A political outcry over Artyom Savelyev, a Russian child with “behavioral problems” sent to his homeland with a one-way ticket in 2010 resulted in a temporary freeze of adoption applications. The two countries have worked to overcome the problem that has left thousands of children and potential parents in the lurch.

Russia has long been demanding information from US authorities on the fate of children after they’ve been taken in by adoptive or foster families.

But according to the US law, once a child is legally adopted, the state has no specific responsibility to monitor or oversee how they are doing with their new families.

“Once an adoption is finalized in any state in the US, that child is considered as if born to those legal adopted parents. There is no more intervention at all on part of the adoption agency,” revealed Mirah Riben, author of The Stork Market.

Watch more in the report by RT’s Madina Kochenova

New rules

The legislation agreed between Russia and the US last year should formalize adoptions, which previously often happened haphazardly without a set procedure.
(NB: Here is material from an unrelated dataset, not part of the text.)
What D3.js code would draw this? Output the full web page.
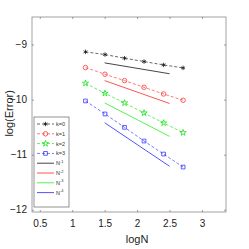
<!DOCTYPE html>
<html>
<head>
<meta charset="utf-8">
<script src="https://cdn.jsdelivr.net/npm/d3@7"></script>
<style>
  body { margin: 0; background: #fff; }
  text { font-family: "Liberation Sans", Arial, sans-serif; }
</style>
</head>
<body>
<div id="vis"></div>
<script>
const FRAME_WIDTH = 249;
const FRAME_HEIGHT = 249;
const MARGINS = {left: 32, right: 23, top: 17, bottom: 37};

// data
const logN = [1.204, 1.505, 1.806, 2.107, 2.408, 2.709];
const errK0 = [-9.133, -9.182, -9.248, -9.309, -9.370, -9.424];
const errK1 = [-9.418, -9.539, -9.655, -9.776, -9.897, -10.012];
const errK2 = [-9.703, -9.885, -10.06, -10.242, -10.424, -10.60];
const errK3 = [-10.024, -10.26, -10.503, -10.752, -10.988, -11.224];

const refX = [1.5, 2.5];
const refN1 = [-9.333, -9.53];
const refN2 = [-9.655, -10.07];
const refN3 = [-10.06, -10.667];
const refN4 = [-10.42, -11.21];

const xTicks = [0.5, 1, 1.5, 2, 2.5, 3];
const yTicks = [-12, -11, -10, -9];
const seriesNames = ["k=0", "k=1", "k=2", "k=3"];
const refNames = ["1", "2", "3", "4"];

const colors = ["#000000", "#ff2020", "#00e000", "#2020ff"];
const refColors = ["#303030", "#ff4040", "#40f040", "#4040ff"];

const FRAME = d3.select("#vis")
  .append("svg")
    .attr("width", FRAME_WIDTH)
    .attr("height", FRAME_HEIGHT);

const W = FRAME_WIDTH - MARGINS.left - MARGINS.right;
const H = FRAME_HEIGHT - MARGINS.top - MARGINS.bottom;

const x = d3.scaleLinear().domain([0.38, 3.37]).range([MARGINS.left, MARGINS.left + W]);
const y = d3.scaleLinear().domain([-12.04, -8.5]).range([MARGINS.top + H, MARGINS.top]);

// box
FRAME.append("rect")
  .attr("x", MARGINS.left).attr("y", MARGINS.top)
  .attr("width", W).attr("height", H)
  .attr("fill", "none").attr("stroke", "#8a8a8a").attr("stroke-width", 0.8);

// axes, ticks pointing inward
const xAxis = FRAME.append("g")
  .attr("transform", `translate(0,${MARGINS.top + H})`)
  .call(d3.axisBottom(x).tickValues(xTicks).tickSize(-2).tickPadding(8).tickFormat(d3.format("")));
const xTop = FRAME.append("g")
  .attr("transform", `translate(0,${MARGINS.top})`)
  .call(d3.axisTop(x).tickValues(xTicks).tickSize(-2).tickFormat(""));
const yAxis = FRAME.append("g")
  .attr("transform", `translate(${MARGINS.left},0)`)
  .call(d3.axisLeft(y).tickValues(yTicks).tickSize(-2).tickPadding(5).tickFormat(d3.format("")));
const yRight = FRAME.append("g")
  .attr("transform", `translate(${MARGINS.left + W},0)`)
  .call(d3.axisRight(y).tickValues(yTicks).tickSize(-2).tickFormat(""));

[xAxis, xTop, yAxis, yRight].forEach(g => {
  g.select(".domain").remove();
  g.selectAll("line").attr("stroke", "#777").attr("stroke-width", 0.7);
  g.selectAll("text").attr("fill", "#222").attr("font-size", 10);
});

// axis labels
FRAME.append("text")
  .attr("x", x(2)).attr("y", 243)
  .attr("text-anchor", "middle").attr("font-size", 11).attr("fill", "#222")
  .text("logN");
FRAME.append("text")
  .attr("transform", `translate(13,${y(-10.25)}) rotate(-90)`)
  .attr("text-anchor", "middle").attr("font-size", 11).attr("fill", "#222")
  .text("log(Error)");

const series = [errK0, errK1, errK2, errK3];
const refs = [refN1, refN2, refN3, refN4];
const symbols = [d3.symbolAsterisk, d3.symbolCircle, d3.symbolStar, d3.symbolSquare];
const symSizes = [14, 16, 12, 14];

const line = d3.line().x(d => x(d[0])).y(d => y(d[1]));

// reference slopes
refs.forEach((r, i) => {
  FRAME.append("path")
    .datum(refX.map((v, j) => [v, r[j]]))
    .attr("d", line)
    .attr("fill", "none").attr("stroke", refColors[i]).attr("stroke-width", 0.9);
});

// error series
series.forEach((s, i) => {
  FRAME.append("path")
    .datum(logN.map((v, j) => [v, s[j]]))
    .attr("d", line)
    .attr("fill", "none").attr("stroke", colors[i])
    .attr("stroke-width", 0.6).attr("stroke-dasharray", "3,2");
  FRAME.selectAll(".m" + i)
    .data(logN.map((v, j) => [v, s[j]]))
    .enter().append("path")
      .attr("transform", d => `translate(${x(d[0])},${y(d[1])})`)
      .attr("d", d3.symbol(symbols[i], symSizes[i]))
      .attr("fill", i === 0 ? colors[i] : "none")
      .attr("stroke", colors[i]).attr("stroke-width", 0.7);
});

// legend
const LEG = {x: 34, y: 117, w: 35, h: 90, step: 9.8};
FRAME.append("rect")
  .attr("x", LEG.x).attr("y", LEG.y).attr("width", LEG.w).attr("height", LEG.h)
  .attr("fill", "#fff").attr("stroke", "#666").attr("stroke-width", 0.7);

seriesNames.forEach((name, i) => {
  const ly = LEG.y + 7 + i * LEG.step;
  FRAME.append("line")
    .attr("x1", LEG.x + 3).attr("x2", LEG.x + 20).attr("y1", ly).attr("y2", ly)
    .attr("stroke", colors[i]).attr("stroke-width", 0.6).attr("stroke-dasharray", "3,2");
  FRAME.append("path")
    .attr("transform", `translate(${LEG.x + 11.5},${ly})`)
    .attr("d", d3.symbol(symbols[i], symSizes[i]))
    .attr("fill", i === 0 ? colors[i] : "none")
    .attr("stroke", colors[i]).attr("stroke-width", 0.7);
  FRAME.append("text")
    .attr("x", LEG.x + 22).attr("y", ly + 2)
    .attr("font-size", 5.5).attr("fill", "#333")
    .text(name);
});

refNames.forEach((p, i) => {
  const ly = LEG.y + 7 + (i + 4) * LEG.step;
  FRAME.append("line")
    .attr("x1", LEG.x + 3).attr("x2", LEG.x + 20).attr("y1", ly).attr("y2", ly)
    .attr("stroke", refColors[i]).attr("stroke-width", 0.9);
  const t = FRAME.append("text")
    .attr("x", LEG.x + 22).attr("y", ly + 2)
    .attr("font-size", 5.5).attr("fill", "#333")
    .text("N");
  t.append("tspan").attr("dy", -2.5).attr("font-size", 4).text("-" + p);
});
</script>
</body>
</html>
The pact imposes stricter criteria on foster parents, such as psychological and suitability tests similar to those used for domestic adoptions, and outlines the rights of adopted children. A special centralized commission will be in charge of the adoptions, which will have the power to interview parents on US territory. Meanwhile, the adopted children will be entitled to Russian citizenship.

Russian authorities also hope the pact will quell concerns about unscrupulous middlemen who charge a “finder’s fee” for quickly setting up foreign adoptions, in a practice that effectively amounts to child trade.

While many Russians say they resent children leaving the country in their thousands at a time when Russia’s population continues to decline, foreign adoptions remain a necessity.

Russian officials say that 125,000 children are awaiting adoption, but UNICEF estimates that there are actually 740,000 children without parental custody in the country.

Adoption is traditionally unpopular in Russia, and the opaque state-run orphanage system is frequently rocked by abuse and corruption scandals.

Although adoption by French parents is less politically charged, almost 25,000 children have been adopted by French parents, at least officially. The agreement with that country is also similar, incorporating childcare laws from both countries.

“Often we have known nothing about the children who left Russia, and only heard about them when they made the news. This agreement is not perfect, but it allows us something to work with,” said Olga Batalina, who heads the Duma committee on children.